Well, he's young enough at 7, but he does have Lymphoma. It's slow growing but it's always at the back of my mind. I think that's part of what made me react so emotionally to the mess they made. I don't know how long I'll have with Rookie and I want him to look like himself.


----------



## mdoats

Tippykayak, thanks so much for the recommendation. I've been asking around and really haven't been able to find anyone who can properly groom a golden. I'll definitely check out Scrub a Dog spa the next time.


----------



## mylissyk

I'm so sorry, that makes me sad too. I hope you didn't pay them! If he is not already on fish oil or coconut oil, you might look into starting, either would help with the coat, skin, and a whole lot other general good health support.


----------



## Goldens&Friesians

I am a groomer and let me just say that "groom" is an embarrassment! It looks like the groomer gave her clipper to a 6 yr old kid and said here have fun! It really bothers me that groomers are so eager to cut hair on these double coated breeds! I would drop dead before I let a dog leave my salon looking like that! I would also never cut a double coated breed's hair, unless the owner absolutely insisted, even after I explain why its not a good idea. I'm so sorry this happened to you! Hope his hair will grow back to look as nice as it did before.


----------



## xooxlinds

Goldens&Friesians said:


> I am a groomer and let me just say that "groom" is an embarrassment! It looks like the groomer gave her clipper to a 6 yr old kid and said here have fun! It really bothers me that groomers are so eager to cut hair on these double coated breeds! I would drop dead before I let a dog leave my salon looking like that! I would also never cut a double coated breed's hair, unless the owner absolutely insisted, even after I explain why its not a good idea. I'm so sorry this happened to you! Hope his hair will grow back to look as nice as it did before.


I am happy that you are honest with the proper grooming of a golden! So many breeders eager to "shave down" goldens which looks TERRIBLE! I would love to see photos of any Friesans you own.. I have ridden and owned horses for about 10 years in South Jersey before moving to the sunshine state 10 years ago


----------



## Goldens&Friesians

I have one Friesian mare.
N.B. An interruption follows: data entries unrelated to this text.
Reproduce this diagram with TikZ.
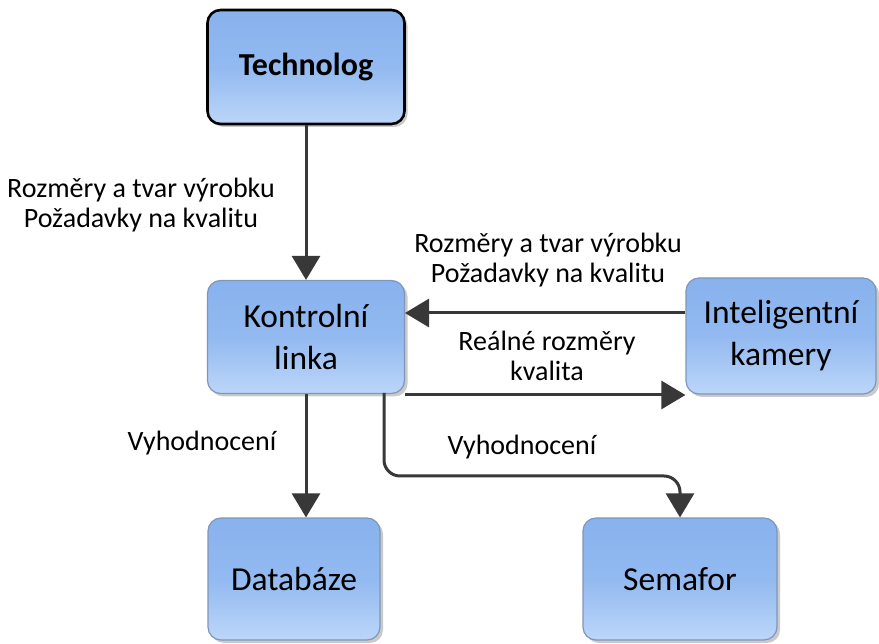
\documentclass[tikz,border=0pt]{standalone}
\usepackage{fontspec}
\setmainfont{Carlito}
\usetikzlibrary{arrows.meta,shadows}
\definecolor{boxtop}{HTML}{88B2EE}
\definecolor{boxbot}{HTML}{BCD6F9}
\definecolor{boxline}{HTML}{7F96B8}
\definecolor{arr}{HTML}{383838}
\tikzset{
  blk/.style={rounded corners=13pt, draw=boxline, line width=1.2pt,
    top color=boxtop, bottom color=boxbot, middle color=boxtop!80!boxbot,
    drop shadow={shadow xshift=3pt, shadow yshift=-3pt, fill=black!35, opacity=0.6},
    align=center, font=\fontsize{33.5}{42}\selectfont, inner sep=0pt},
  conn/.style={draw=arr, line width=3pt, -{Triangle[width=28pt,length=24pt]}},
  lbl/.style={align=center, font=\fontsize{28}{30}\selectfont, inner sep=0pt}
}
\begin{document}
\begin{tikzpicture}[x=1pt,y=-1pt]
\useasboundingbox (0,0) rectangle (879,644);
\node[blk, draw=black, line width=2.6pt, minimum width=197pt, minimum height=114pt, font=\fontsize{32}{40}\selectfont\bfseries] (tech) at (306,67) {Technolog};
\node[blk, minimum width=197pt, minimum height=113pt] (kl) at (306,337) {Kontrolní\\linka};
\node[blk, minimum width=190pt, minimum height=116pt] (cam) at (781,336) {Inteligentní\\kamery};
\node[blk, minimum width=172pt, minimum height=122pt] (db) at (294,579) {Databáze};
\node[blk, minimum width=194pt, minimum height=122pt] (sem) at (680,579) {Semafor};
\coordinate (kr1) at (405,313);
\coordinate (kr2) at (405,395);
\coordinate (kb) at (384,393);
\draw[conn] (tech.south -| 306,0) -- (kl.north -| 306,0);
\draw[conn] (cam.west |- kr1) -- (kr1);
\draw[conn] (kr2) -- (cam.west |- kr2);
\draw[conn] (kl.south -| 306,0) -- (db.north -| 306,0);
\draw[conn, rounded corners=16pt] (kb) -- (384,476) -- (680,476) -- (sem.north);
\node[lbl] (l1) at (141,205) {Rozměry a tvar výrobku\\Požadavky na kvalitu};
\node[lbl] (l2) at (548,260) {Rozměry a tvar výrobku\\Požadavky na kvalitu};
\node[lbl] (l3) at (547,356) {Reálné rozměry\\kvalita};
\node[lbl] (l4) at (202,443) {Vyhodnocení};
\node[lbl] (l5) at (522,447) {Vyhodnocení};
\end{tikzpicture}
\end{document}
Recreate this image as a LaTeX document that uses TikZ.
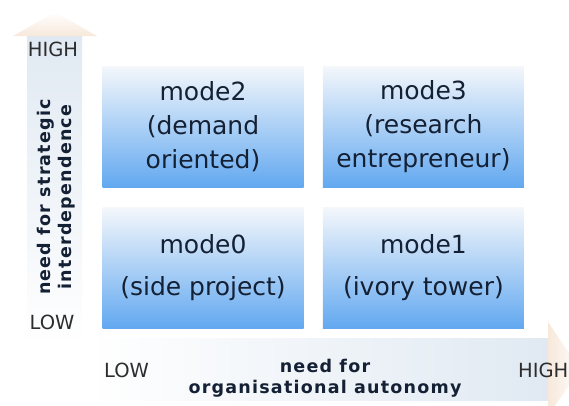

She is 5 yrs old by Mintse. I don't show her, except at a small local riding club fun show. She has a crooked rear leg from an injury as a foal (before I got her, which is what made her a little more affordable), which will keep her from being a show horse. But thats ok with me because I'm a trail rider and she loves trails! I've had her since she was a yearling and she is a golden retriever in a big black horse body! <--and this is why I wanted a Friesian. So many people wonder why I need a fancy trail horse, but its not so much about the looks (that's just the icing on the cake!) its the personality and trainability and they are just generally not over reactive to things-I like to relax while I ride, not be on the alert for what might spook my horse next! (although, I love my big Quarter horse/thoroughbred gelding too-but he's rare-one of those trustworthy horses everybody wants, but is never for sale!) I'm not sure how to put pictures into the post on here (I'm new).


----------



## xooxlinds

I must see pictures! LOL! There is an easy to follow video on the front page at the bottom sort of the "how to" guide. When you figure it out let me know I love Friesians! I've only ever had big ole QH butts! English and western..and love the trails!


----------



## Goldens&Friesians

Ok, xooxlinds, I've uploaded an album on my profile of photos of my Friesian.


----------



## tippykayak

Hey - where was this done? 

My sister is in the Boston area, and after several successful groomings at a place near their home, the groomer absolutely butchered the dog a few days ago. Apparently it was a different groomer than normal, and they wrote "tight golden cut" as a note on the ticket, even though the family did not say that when dropping the dog off. And her dog looks _exactly_ like yours: oddly and unevenly buzzed, and way too close.

If you don't want to say publicly, can you PM the name to me?


----------



## Bosn'sMom

mdoats said:


> Tippykayak, thanks so much for the recommendation. I've been asking around and really haven't been able to find anyone who can properly groom a golden. I'll definitely check out Scrub a Dog spa the next time.



I see you are in Boston. I go to a place in Norwell if you would be willing to drive and shes great. She listens to what we want and we have always been happy with her!


----------



## tippykayak

Bosn'sMom said:


> I see you are in Boston. I go to a place in Norwell if you would be willing to drive and shes great. She listens to what we want and we have always been happy with her!


Ooh - can you PM me the name of the Norwell place? That's really close to my sister! Scrub a Dog is in Peabody, which even though it is also "near Boston" is effectively an hour away because it is on the complete opposite side of downtown Beantown.


----------



## Ljilly28

Scrub a dog is worth the trip! I do it all the way from Maine.


----------



## Susan: w/ Summit we climb

To attach a picture, click Go Advanced, then Manage Attachments, and select the file on your computer. There's nothing to it.


----------